=== GIVEN RECORDS ===

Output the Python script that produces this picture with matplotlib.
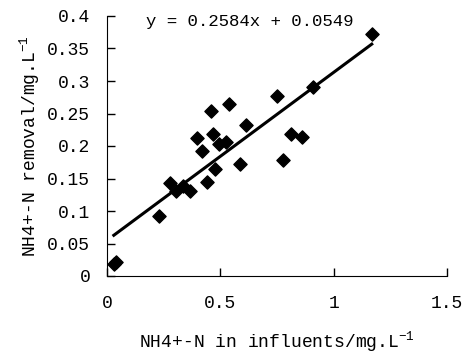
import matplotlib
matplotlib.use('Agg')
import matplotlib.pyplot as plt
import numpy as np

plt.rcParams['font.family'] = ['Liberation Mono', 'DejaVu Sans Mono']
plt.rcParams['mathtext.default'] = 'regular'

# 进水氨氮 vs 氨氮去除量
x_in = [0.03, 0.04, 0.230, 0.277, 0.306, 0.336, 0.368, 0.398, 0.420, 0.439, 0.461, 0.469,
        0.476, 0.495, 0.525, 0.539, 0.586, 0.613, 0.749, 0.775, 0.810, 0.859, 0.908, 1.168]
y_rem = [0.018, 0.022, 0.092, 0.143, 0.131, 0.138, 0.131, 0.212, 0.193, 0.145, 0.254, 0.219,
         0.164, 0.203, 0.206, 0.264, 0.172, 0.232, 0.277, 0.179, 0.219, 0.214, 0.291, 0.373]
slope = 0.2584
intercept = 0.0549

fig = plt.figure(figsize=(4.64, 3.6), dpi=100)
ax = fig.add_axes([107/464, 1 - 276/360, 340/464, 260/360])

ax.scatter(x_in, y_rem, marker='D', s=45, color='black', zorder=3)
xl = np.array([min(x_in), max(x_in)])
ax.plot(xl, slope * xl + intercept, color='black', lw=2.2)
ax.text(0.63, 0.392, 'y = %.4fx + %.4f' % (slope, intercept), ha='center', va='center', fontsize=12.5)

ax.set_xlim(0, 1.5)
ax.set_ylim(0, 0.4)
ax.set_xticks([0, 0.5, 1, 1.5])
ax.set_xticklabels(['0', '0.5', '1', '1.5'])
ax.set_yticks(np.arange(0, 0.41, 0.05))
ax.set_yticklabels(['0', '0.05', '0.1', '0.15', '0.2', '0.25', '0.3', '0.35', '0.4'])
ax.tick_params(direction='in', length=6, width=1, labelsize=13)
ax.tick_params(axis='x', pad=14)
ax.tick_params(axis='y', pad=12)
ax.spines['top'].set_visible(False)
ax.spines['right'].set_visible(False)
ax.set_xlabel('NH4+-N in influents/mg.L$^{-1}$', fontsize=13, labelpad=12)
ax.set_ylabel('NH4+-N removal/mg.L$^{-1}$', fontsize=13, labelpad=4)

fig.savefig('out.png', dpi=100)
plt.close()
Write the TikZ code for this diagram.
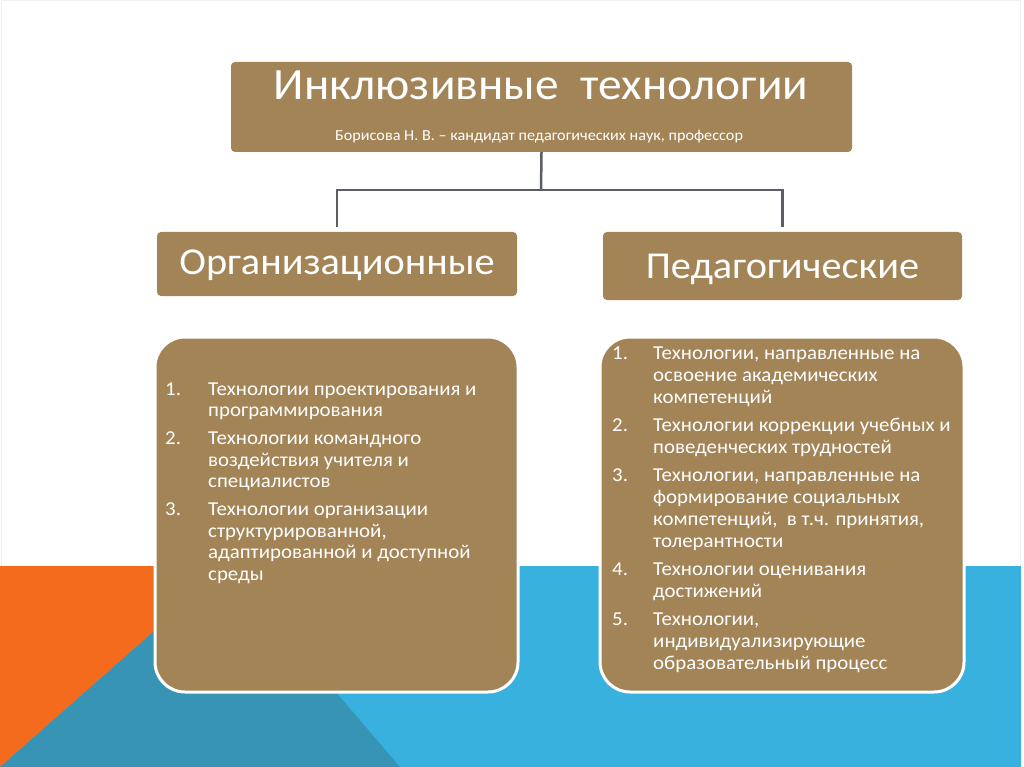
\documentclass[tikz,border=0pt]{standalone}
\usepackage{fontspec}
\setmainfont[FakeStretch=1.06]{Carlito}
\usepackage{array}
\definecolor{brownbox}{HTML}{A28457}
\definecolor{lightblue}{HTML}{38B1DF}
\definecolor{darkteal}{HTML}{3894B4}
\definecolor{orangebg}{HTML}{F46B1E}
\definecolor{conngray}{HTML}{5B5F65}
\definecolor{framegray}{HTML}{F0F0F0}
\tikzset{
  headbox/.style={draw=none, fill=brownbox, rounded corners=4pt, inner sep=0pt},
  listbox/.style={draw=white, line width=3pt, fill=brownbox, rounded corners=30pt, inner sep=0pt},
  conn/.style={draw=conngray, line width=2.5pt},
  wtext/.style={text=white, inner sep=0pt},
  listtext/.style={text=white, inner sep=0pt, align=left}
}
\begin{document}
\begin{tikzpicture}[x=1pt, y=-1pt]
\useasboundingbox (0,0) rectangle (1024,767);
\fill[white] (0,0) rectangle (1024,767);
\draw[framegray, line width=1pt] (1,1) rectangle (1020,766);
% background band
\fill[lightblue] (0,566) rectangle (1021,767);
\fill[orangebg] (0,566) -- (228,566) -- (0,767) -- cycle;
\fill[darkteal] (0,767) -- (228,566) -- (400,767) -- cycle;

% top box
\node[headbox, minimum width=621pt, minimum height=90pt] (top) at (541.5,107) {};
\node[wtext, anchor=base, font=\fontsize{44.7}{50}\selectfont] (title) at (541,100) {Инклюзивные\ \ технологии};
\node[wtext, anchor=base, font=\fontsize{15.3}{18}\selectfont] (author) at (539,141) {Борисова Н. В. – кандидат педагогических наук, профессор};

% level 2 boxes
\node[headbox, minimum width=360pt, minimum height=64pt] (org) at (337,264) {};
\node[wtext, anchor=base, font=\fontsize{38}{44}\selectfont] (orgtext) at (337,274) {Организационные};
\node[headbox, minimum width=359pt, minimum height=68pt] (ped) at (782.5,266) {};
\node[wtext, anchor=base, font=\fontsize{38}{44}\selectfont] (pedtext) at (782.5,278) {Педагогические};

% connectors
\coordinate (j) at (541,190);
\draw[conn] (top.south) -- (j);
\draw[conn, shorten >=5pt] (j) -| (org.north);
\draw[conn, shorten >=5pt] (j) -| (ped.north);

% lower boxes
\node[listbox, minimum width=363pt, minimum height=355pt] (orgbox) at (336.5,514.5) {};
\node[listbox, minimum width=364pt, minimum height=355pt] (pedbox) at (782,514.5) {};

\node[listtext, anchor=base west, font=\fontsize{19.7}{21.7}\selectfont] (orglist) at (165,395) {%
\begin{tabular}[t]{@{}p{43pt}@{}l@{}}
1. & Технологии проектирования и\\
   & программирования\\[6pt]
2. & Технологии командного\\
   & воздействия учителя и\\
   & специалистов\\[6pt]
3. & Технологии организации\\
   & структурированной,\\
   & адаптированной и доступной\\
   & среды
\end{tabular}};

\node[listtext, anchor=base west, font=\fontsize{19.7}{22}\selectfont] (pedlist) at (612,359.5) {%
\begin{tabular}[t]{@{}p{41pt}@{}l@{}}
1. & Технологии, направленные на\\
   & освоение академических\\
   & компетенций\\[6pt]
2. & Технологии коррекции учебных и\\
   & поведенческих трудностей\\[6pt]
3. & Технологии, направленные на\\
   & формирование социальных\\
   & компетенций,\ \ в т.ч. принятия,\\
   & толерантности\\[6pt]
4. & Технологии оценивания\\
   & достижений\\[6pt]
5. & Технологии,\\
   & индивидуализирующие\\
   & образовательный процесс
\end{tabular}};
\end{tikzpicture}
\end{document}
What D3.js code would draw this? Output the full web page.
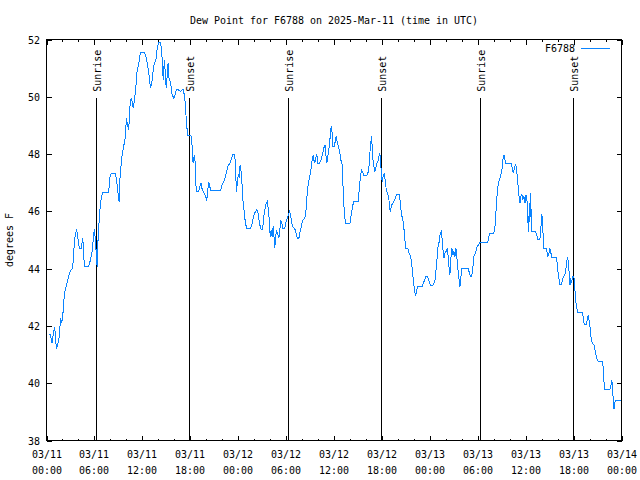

===

**SHORT EXERCISE:**
The records shown above are to be repeated exactly, with the pictures left out.

**SOLUTION FOR THIS PROBLEM:**
Output the Python script that produces this picture with matplotlib.
import matplotlib
matplotlib.use('Agg')
import matplotlib.pyplot as plt
import numpy as np

plt.rcParams['font.family'] = ['Liberation Mono', 'DejaVu Sans Mono']
plt.rcParams['mathtext.default'] = 'regular'

# 进水氨氮 vs 氨氮去除量
x_in = [0.03, 0.04, 0.230, 0.277, 0.306, 0.336, 0.368, 0.398, 0.420, 0.439, 0.461, 0.469,
        0.476, 0.495, 0.525, 0.539, 0.586, 0.613, 0.749, 0.775, 0.810, 0.859, 0.908, 1.168]
y_rem = [0.018, 0.022, 0.092, 0.143, 0.131, 0.138, 0.131, 0.212, 0.193, 0.145, 0.254, 0.219,
         0.164, 0.203, 0.206, 0.264, 0.172, 0.232, 0.277, 0.179, 0.219, 0.214, 0.291, 0.373]
slope = 0.2584
intercept = 0.0549

fig = plt.figure(figsize=(4.64, 3.6), dpi=100)
ax = fig.add_axes([107/464, 1 - 276/360, 340/464, 260/360])

ax.scatter(x_in, y_rem, marker='D', s=45, color='black', zorder=3)
xl = np.array([min(x_in), max(x_in)])
ax.plot(xl, slope * xl + intercept, color='black', lw=2.2)
ax.text(0.63, 0.392, 'y = %.4fx + %.4f' % (slope, intercept), ha='center', va='center', fontsize=12.5)

ax.set_xlim(0, 1.5)
ax.set_ylim(0, 0.4)
ax.set_xticks([0, 0.5, 1, 1.5])
ax.set_xticklabels(['0', '0.5', '1', '1.5'])
ax.set_yticks(np.arange(0, 0.41, 0.05))
ax.set_yticklabels(['0', '0.05', '0.1', '0.15', '0.2', '0.25', '0.3', '0.35', '0.4'])
ax.tick_params(direction='in', length=6, width=1, labelsize=13)
ax.tick_params(axis='x', pad=14)
ax.tick_params(axis='y', pad=12)
ax.spines['top'].set_visible(False)
ax.spines['right'].set_visible(False)
ax.set_xlabel('NH4+-N in influents/mg.L$^{-1}$', fontsize=13, labelpad=12)
ax.set_ylabel('NH4+-N removal/mg.L$^{-1}$', fontsize=13, labelpad=4)

fig.savefig('out.png', dpi=100)
plt.close()
Write the TikZ code for this diagram.
\documentclass[tikz,border=0pt]{standalone}
\usepackage{fontspec}
\setmainfont[FakeStretch=1.06]{Carlito}
\usepackage{array}
\definecolor{brownbox}{HTML}{A28457}
\definecolor{lightblue}{HTML}{38B1DF}
\definecolor{darkteal}{HTML}{3894B4}
\definecolor{orangebg}{HTML}{F46B1E}
\definecolor{conngray}{HTML}{5B5F65}
\definecolor{framegray}{HTML}{F0F0F0}
\tikzset{
  headbox/.style={draw=none, fill=brownbox, rounded corners=4pt, inner sep=0pt},
  listbox/.style={draw=white, line width=3pt, fill=brownbox, rounded corners=30pt, inner sep=0pt},
  conn/.style={draw=conngray, line width=2.5pt},
  wtext/.style={text=white, inner sep=0pt},
  listtext/.style={text=white, inner sep=0pt, align=left}
}
\begin{document}
\begin{tikzpicture}[x=1pt, y=-1pt]
\useasboundingbox (0,0) rectangle (1024,767);
\fill[white] (0,0) rectangle (1024,767);
\draw[framegray, line width=1pt] (1,1) rectangle (1020,766);
% background band
\fill[lightblue] (0,566) rectangle (1021,767);
\fill[orangebg] (0,566) -- (228,566) -- (0,767) -- cycle;
\fill[darkteal] (0,767) -- (228,566) -- (400,767) -- cycle;

% top box
\node[headbox, minimum width=621pt, minimum height=90pt] (top) at (541.5,107) {};
\node[wtext, anchor=base, font=\fontsize{44.7}{50}\selectfont] (title) at (541,100) {Инклюзивные\ \ технологии};
\node[wtext, anchor=base, font=\fontsize{15.3}{18}\selectfont] (author) at (539,141) {Борисова Н. В. – кандидат педагогических наук, профессор};

% level 2 boxes
\node[headbox, minimum width=360pt, minimum height=64pt] (org) at (337,264) {};
\node[wtext, anchor=base, font=\fontsize{38}{44}\selectfont] (orgtext) at (337,274) {Организационные};
\node[headbox, minimum width=359pt, minimum height=68pt] (ped) at (782.5,266) {};
\node[wtext, anchor=base, font=\fontsize{38}{44}\selectfont] (pedtext) at (782.5,278) {Педагогические};

% connectors
\coordinate (j) at (541,190);
\draw[conn] (top.south) -- (j);
\draw[conn, shorten >=5pt] (j) -| (org.north);
\draw[conn, shorten >=5pt] (j) -| (ped.north);

% lower boxes
\node[listbox, minimum width=363pt, minimum height=355pt] (orgbox) at (336.5,514.5) {};
\node[listbox, minimum width=364pt, minimum height=355pt] (pedbox) at (782,514.5) {};

\node[listtext, anchor=base west, font=\fontsize{19.7}{21.7}\selectfont] (orglist) at (165,395) {%
\begin{tabular}[t]{@{}p{43pt}@{}l@{}}
1. & Технологии проектирования и\\
   & программирования\\[6pt]
2. & Технологии командного\\
   & воздействия учителя и\\
   & специалистов\\[6pt]
3. & Технологии организации\\
   & структурированной,\\
   & адаптированной и доступной\\
   & среды
\end{tabular}};

\node[listtext, anchor=base west, font=\fontsize{19.7}{22}\selectfont] (pedlist) at (612,359.5) {%
\begin{tabular}[t]{@{}p{41pt}@{}l@{}}
1. & Технологии, направленные на\\
   & освоение академических\\
   & компетенций\\[6pt]
2. & Технологии коррекции учебных и\\
   & поведенческих трудностей\\[6pt]
3. & Технологии, направленные на\\
   & формирование социальных\\
   & компетенций,\ \ в т.ч. принятия,\\
   & толерантности\\[6pt]
4. & Технологии оценивания\\
   & достижений\\[6pt]
5. & Технологии,\\
   & индивидуализирующие\\
   & образовательный процесс
\end{tabular}};
\end{tikzpicture}
\end{document}
What D3.js code would draw this? Output the full web page.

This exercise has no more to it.